### WHAT THIS TASK INVOLVES
Output the material beneath this task exactly, images excluded.
|---|
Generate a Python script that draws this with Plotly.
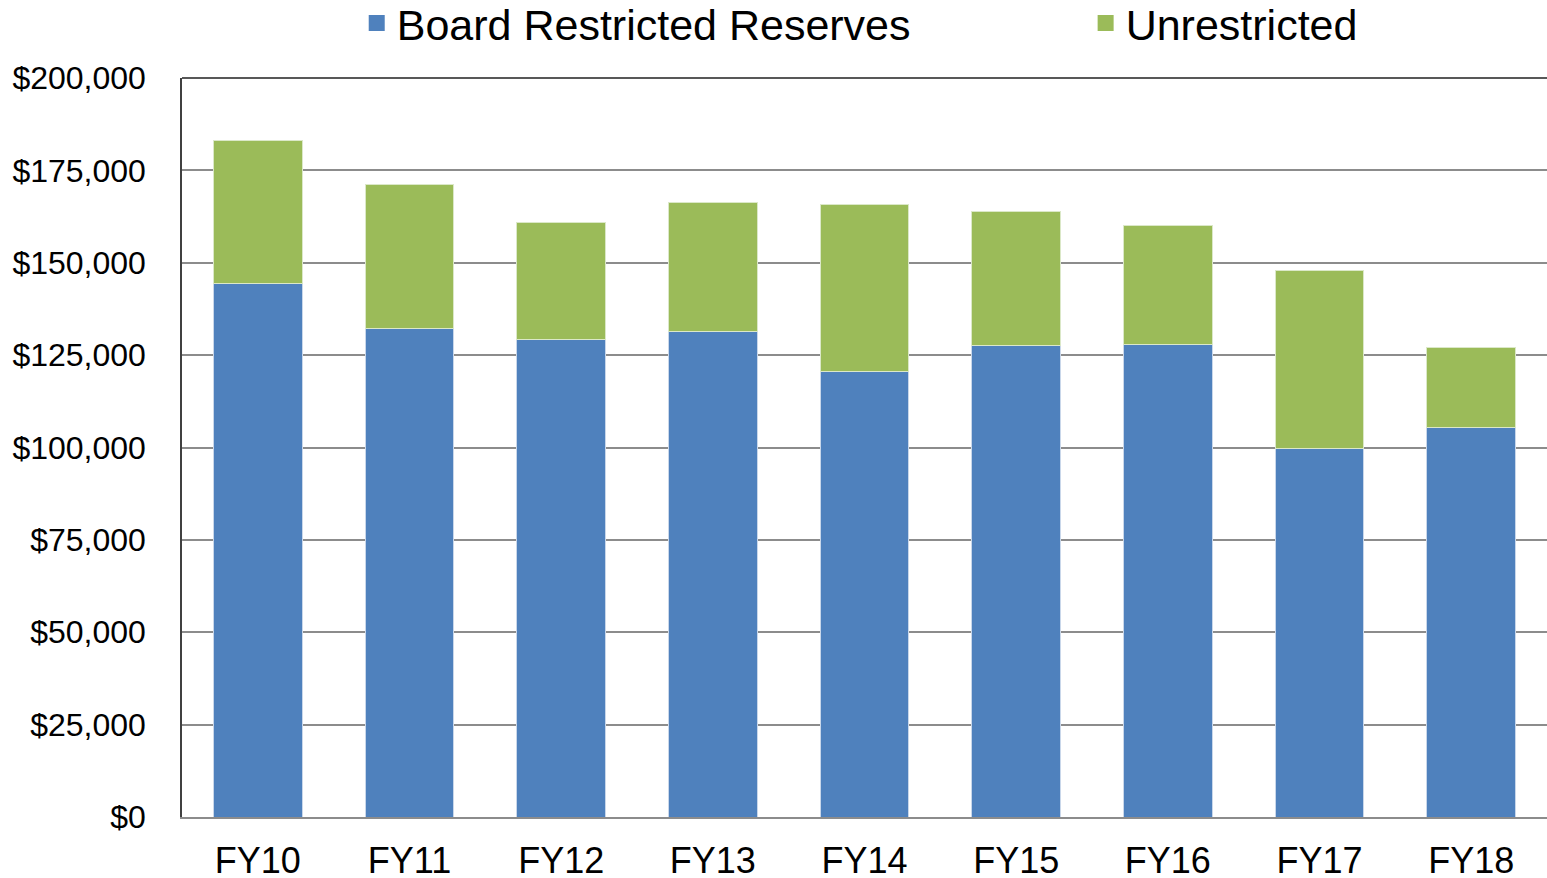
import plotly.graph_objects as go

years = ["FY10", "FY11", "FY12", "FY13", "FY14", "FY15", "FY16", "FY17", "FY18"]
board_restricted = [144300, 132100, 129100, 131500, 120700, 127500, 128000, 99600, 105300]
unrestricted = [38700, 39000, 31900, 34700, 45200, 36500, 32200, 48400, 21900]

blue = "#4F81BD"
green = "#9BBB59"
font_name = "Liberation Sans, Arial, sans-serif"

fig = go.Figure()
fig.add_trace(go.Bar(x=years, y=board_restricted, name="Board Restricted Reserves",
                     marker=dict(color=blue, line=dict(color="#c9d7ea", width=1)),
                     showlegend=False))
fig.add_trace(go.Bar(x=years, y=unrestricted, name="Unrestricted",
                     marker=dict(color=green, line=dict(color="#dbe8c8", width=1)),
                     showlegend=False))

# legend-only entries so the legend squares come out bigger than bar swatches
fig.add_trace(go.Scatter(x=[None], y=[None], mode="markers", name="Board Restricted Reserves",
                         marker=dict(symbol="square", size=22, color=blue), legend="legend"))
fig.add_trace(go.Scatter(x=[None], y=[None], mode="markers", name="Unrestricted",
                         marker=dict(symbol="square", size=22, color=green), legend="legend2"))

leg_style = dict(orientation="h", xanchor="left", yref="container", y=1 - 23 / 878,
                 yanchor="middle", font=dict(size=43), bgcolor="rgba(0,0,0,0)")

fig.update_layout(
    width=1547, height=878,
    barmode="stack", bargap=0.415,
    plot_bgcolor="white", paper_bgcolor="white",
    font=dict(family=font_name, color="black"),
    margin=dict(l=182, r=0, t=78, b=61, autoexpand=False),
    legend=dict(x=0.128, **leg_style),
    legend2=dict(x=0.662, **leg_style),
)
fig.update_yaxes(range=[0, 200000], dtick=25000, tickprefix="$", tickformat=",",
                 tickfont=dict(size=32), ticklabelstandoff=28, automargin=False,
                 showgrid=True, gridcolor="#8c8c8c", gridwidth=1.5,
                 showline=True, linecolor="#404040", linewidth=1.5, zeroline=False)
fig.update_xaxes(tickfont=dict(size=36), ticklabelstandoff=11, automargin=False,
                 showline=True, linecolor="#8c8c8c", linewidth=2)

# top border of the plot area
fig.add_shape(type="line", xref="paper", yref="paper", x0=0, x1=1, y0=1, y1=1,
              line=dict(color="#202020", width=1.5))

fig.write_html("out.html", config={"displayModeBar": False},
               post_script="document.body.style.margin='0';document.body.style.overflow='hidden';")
|---|
### RESULT BELOW
Generate a Python script that draws this with Plotly.
import plotly.graph_objects as go

years = ["FY10", "FY11", "FY12", "FY13", "FY14", "FY15", "FY16", "FY17", "FY18"]
board_restricted = [144300, 132100, 129100, 131500, 120700, 127500, 128000, 99600, 105300]
unrestricted = [38700, 39000, 31900, 34700, 45200, 36500, 32200, 48400, 21900]

blue = "#4F81BD"
green = "#9BBB59"
font_name = "Liberation Sans, Arial, sans-serif"

fig = go.Figure()
fig.add_trace(go.Bar(x=years, y=board_restricted, name="Board Restricted Reserves",
                     marker=dict(color=blue, line=dict(color="#c9d7ea", width=1)),
                     showlegend=False))
fig.add_trace(go.Bar(x=years, y=unrestricted, name="Unrestricted",
                     marker=dict(color=green, line=dict(color="#dbe8c8", width=1)),
                     showlegend=False))

# legend-only entries so the legend squares come out bigger than bar swatches
fig.add_trace(go.Scatter(x=[None], y=[None], mode="markers", name="Board Restricted Reserves",
                         marker=dict(symbol="square", size=22, color=blue), legend="legend"))
fig.add_trace(go.Scatter(x=[None], y=[None], mode="markers", name="Unrestricted",
                         marker=dict(symbol="square", size=22, color=green), legend="legend2"))

leg_style = dict(orientation="h", xanchor="left", yref="container", y=1 - 23 / 878,
                 yanchor="middle", font=dict(size=43), bgcolor="rgba(0,0,0,0)")

fig.update_layout(
    width=1547, height=878,
    barmode="stack", bargap=0.415,
    plot_bgcolor="white", paper_bgcolor="white",
    font=dict(family=font_name, color="black"),
    margin=dict(l=182, r=0, t=78, b=61, autoexpand=False),
    legend=dict(x=0.128, **leg_style),
    legend2=dict(x=0.662, **leg_style),
)
fig.update_yaxes(range=[0, 200000], dtick=25000, tickprefix="$", tickformat=",",
                 tickfont=dict(size=32), ticklabelstandoff=28, automargin=False,
                 showgrid=True, gridcolor="#8c8c8c", gridwidth=1.5,
                 showline=True, linecolor="#404040", linewidth=1.5, zeroline=False)
fig.update_xaxes(tickfont=dict(size=36), ticklabelstandoff=11, automargin=False,
                 showline=True, linecolor="#8c8c8c", linewidth=2)

# top border of the plot area
fig.add_shape(type="line", xref="paper", yref="paper", x0=0, x1=1, y0=1, y1=1,
              line=dict(color="#202020", width=1.5))

fig.write_html("out.html", config={"displayModeBar": False},
               post_script="document.body.style.margin='0';document.body.style.overflow='hidden';")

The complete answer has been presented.